“Families Not Welcome” How Airlines Profit from Making Travel Impossible for Parents
Traveling as a family should be a joyful experience. But for many parents, especially those with babies or toddlers, it feels more like running a gauntlet designed to make us feel unwelcome, unseen, and unreasonably penalized.
Want to fly first class to make the journey bearable with a toddler? That’s cute. Now pay for a full-price seat for your two-year-old even though she won’t sit in it. Want to use the lounge while you wait? She’ll need her own business class ticket to enter.
This is about our recent experience flying internationally with our two-year-old daughter, who is still a baby by all accounts (although a lounge employee corrected me that she’s not), though not just legally, but physically. She's small, she can’t sit still in her own seat safely for 10+ hours, and like most toddlers, she needs to be in a parent's lap for comfort and security.

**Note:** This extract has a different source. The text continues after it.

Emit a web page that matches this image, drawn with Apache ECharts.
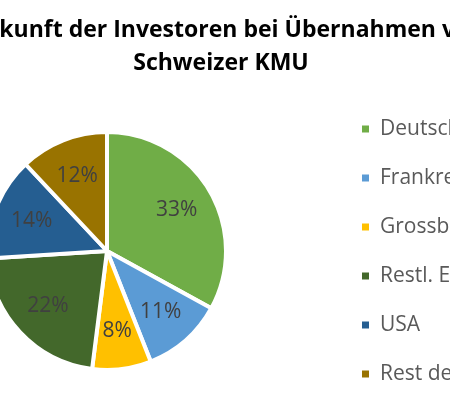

When my spouse and I chose to fly business or first class, a necessity on long-haul flights with a toddler, most airlines and lounges now require your child to have their own premium ticket just to enter the lounge. That’s right. A 2-year-old must hold a business class ticket to sit in a lounge they can’t even comprehend, let alone appreciate.
And if you’re thinking: “Well, fly economy then.” Here’s the kicker...
Domestic and international airlines require you to buy a full-priced seat for a child over 2 (by over 2, they mean a day over 2 as in she just turned 2 last week) even if they’ll be sitting in your lap 90% of the time. They claim to have a discounted child fare, but most of the time they don’t. That’s not a fee for added convenience. It’s the same as buying an adult ticket which could be thousands of dollars.
Booking a flight for our 2-year-old made it crystal clear: this system was not built for families, it was built for maximum profit at minimum empathy.
Airlines don’t care that your baby still fits in your lap. They don’t care that she’ll scream on takeoff and sleep on your shoulder. What they care about is that she doesn’t have her own full-fare ticket and that’s a problem for them. Don’t be fooled into thinking this is about safety…I won’t even go there, but it makes no sense.
This is not just inconvenient. It’s disrespectful, tone-deaf, and grossly exclusionary. The policies may be cloaked in language about “safety” or “fairness,” but the result is clear: families are being priced out, pushed out, and left out. It’s not about policy. It’s not just about the money. It's the total lack of empathy.
We’re not asking for luxury. We’re asking for basic practicality:
· Let our toddlers sit on our laps without paying full fare.
· Let them into the lounge if their parents have paid for access.
· Offer discounted family bundles or loyalty perks for families flying together.
· Stop making every step feel like a penalty for daring to travel with our children.
I’m just trying to be a mom. A legal professional. A human being who wanted to take a vacation with her family without having to financially recover from the flight alone afterward.
You don’t have to scream to know something’s broken.
Sometimes all it takes is sitting in an airport, holding your baby, wondering why simply existing as a family has become a luxury purchase.
Airlines: Do better. Because we’re not just customers, we’re raising your future customers.